■ **Task statement**
All of the material below is to be restated word for word, apart from the pictures.

## START

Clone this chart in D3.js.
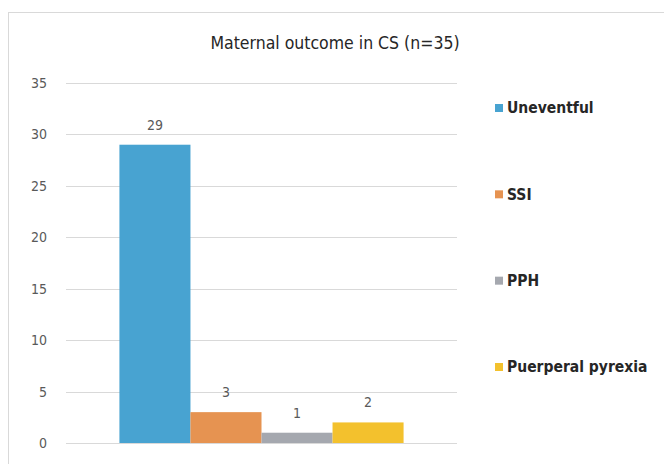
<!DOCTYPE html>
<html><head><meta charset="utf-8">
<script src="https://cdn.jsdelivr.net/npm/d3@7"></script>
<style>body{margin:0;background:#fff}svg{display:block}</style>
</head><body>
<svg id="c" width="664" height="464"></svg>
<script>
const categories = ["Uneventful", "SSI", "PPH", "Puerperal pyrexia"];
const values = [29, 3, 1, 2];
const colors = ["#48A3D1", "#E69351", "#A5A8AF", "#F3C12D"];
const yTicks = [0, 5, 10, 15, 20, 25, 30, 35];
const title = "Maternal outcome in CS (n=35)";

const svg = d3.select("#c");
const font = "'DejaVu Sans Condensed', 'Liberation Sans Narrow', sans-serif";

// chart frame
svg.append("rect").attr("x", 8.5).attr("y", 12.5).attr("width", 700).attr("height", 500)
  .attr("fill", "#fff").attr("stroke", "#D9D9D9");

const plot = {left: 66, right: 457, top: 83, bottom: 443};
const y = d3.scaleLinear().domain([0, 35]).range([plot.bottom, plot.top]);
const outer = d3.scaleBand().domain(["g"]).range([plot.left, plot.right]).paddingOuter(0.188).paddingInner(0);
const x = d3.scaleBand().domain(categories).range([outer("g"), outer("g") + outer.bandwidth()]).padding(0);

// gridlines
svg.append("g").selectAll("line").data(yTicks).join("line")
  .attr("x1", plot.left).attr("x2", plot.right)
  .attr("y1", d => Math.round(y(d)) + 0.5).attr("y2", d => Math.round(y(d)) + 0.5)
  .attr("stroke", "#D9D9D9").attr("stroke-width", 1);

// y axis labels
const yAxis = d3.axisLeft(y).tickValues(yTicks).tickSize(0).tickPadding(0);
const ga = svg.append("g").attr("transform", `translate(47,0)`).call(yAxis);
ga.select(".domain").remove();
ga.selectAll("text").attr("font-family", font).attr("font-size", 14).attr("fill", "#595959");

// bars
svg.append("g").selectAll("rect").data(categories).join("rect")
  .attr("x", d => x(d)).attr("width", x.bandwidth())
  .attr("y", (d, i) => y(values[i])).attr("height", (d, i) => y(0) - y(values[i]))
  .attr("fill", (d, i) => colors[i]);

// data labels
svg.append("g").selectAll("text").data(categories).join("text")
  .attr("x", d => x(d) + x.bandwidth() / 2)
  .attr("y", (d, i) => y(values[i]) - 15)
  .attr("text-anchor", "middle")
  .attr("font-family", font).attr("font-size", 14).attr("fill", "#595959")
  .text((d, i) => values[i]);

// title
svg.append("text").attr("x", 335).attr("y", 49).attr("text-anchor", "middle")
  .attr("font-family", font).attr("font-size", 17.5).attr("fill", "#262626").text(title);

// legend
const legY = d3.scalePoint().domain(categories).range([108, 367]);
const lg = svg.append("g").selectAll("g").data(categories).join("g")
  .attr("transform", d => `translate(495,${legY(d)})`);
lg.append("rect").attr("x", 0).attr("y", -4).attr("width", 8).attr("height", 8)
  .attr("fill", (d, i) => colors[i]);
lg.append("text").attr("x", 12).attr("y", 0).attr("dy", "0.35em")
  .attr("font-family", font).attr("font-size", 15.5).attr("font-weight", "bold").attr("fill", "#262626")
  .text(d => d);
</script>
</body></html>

## END

■ **Task response**
Clone this chart in D3.js.
<!DOCTYPE html>
<html><head><meta charset="utf-8">
<script src="https://cdn.jsdelivr.net/npm/d3@7"></script>
<style>body{margin:0;background:#fff}svg{display:block}</style>
</head><body>
<svg id="c" width="664" height="464"></svg>
<script>
const categories = ["Uneventful", "SSI", "PPH", "Puerperal pyrexia"];
const values = [29, 3, 1, 2];
const colors = ["#48A3D1", "#E69351", "#A5A8AF", "#F3C12D"];
const yTicks = [0, 5, 10, 15, 20, 25, 30, 35];
const title = "Maternal outcome in CS (n=35)";

const svg = d3.select("#c");
const font = "'DejaVu Sans Condensed', 'Liberation Sans Narrow', sans-serif";

// chart frame
svg.append("rect").attr("x", 8.5).attr("y", 12.5).attr("width", 700).attr("height", 500)
  .attr("fill", "#fff").attr("stroke", "#D9D9D9");

const plot = {left: 66, right: 457, top: 83, bottom: 443};
const y = d3.scaleLinear().domain([0, 35]).range([plot.bottom, plot.top]);
const outer = d3.scaleBand().domain(["g"]).range([plot.left, plot.right]).paddingOuter(0.188).paddingInner(0);
const x = d3.scaleBand().domain(categories).range([outer("g"), outer("g") + outer.bandwidth()]).padding(0);

// gridlines
svg.append("g").selectAll("line").data(yTicks).join("line")
  .attr("x1", plot.left).attr("x2", plot.right)
  .attr("y1", d => Math.round(y(d)) + 0.5).attr("y2", d => Math.round(y(d)) + 0.5)
  .attr("stroke", "#D9D9D9").attr("stroke-width", 1);

// y axis labels
const yAxis = d3.axisLeft(y).tickValues(yTicks).tickSize(0).tickPadding(0);
const ga = svg.append("g").attr("transform", `translate(47,0)`).call(yAxis);
ga.select(".domain").remove();
ga.selectAll("text").attr("font-family", font).attr("font-size", 14).attr("fill", "#595959");

// bars
svg.append("g").selectAll("rect").data(categories).join("rect")
  .attr("x", d => x(d)).attr("width", x.bandwidth())
  .attr("y", (d, i) => y(values[i])).attr("height", (d, i) => y(0) - y(values[i]))
  .attr("fill", (d, i) => colors[i]);

// data labels
svg.append("g").selectAll("text").data(categories).join("text")
  .attr("x", d => x(d) + x.bandwidth() / 2)
  .attr("y", (d, i) => y(values[i]) - 15)
  .attr("text-anchor", "middle")
  .attr("font-family", font).attr("font-size", 14).attr("fill", "#595959")
  .text((d, i) => values[i]);

// title
svg.append("text").attr("x", 335).attr("y", 49).attr("text-anchor", "middle")
  .attr("font-family", font).attr("font-size", 17.5).attr("fill", "#262626").text(title);

// legend
const legY = d3.scalePoint().domain(categories).range([108, 367]);
const lg = svg.append("g").selectAll("g").data(categories).join("g")
  .attr("transform", d => `translate(495,${legY(d)})`);
lg.append("rect").attr("x", 0).attr("y", -4).attr("width", 8).attr("height", 8)
  .attr("fill", (d, i) => colors[i]);
lg.append("text").attr("x", 12).attr("y", 0).attr("dy", "0.35em")
  .attr("font-family", font).attr("font-size", 15.5).attr("font-weight", "bold").attr("fill", "#262626")
  .text(d => d);
</script>
</body></html>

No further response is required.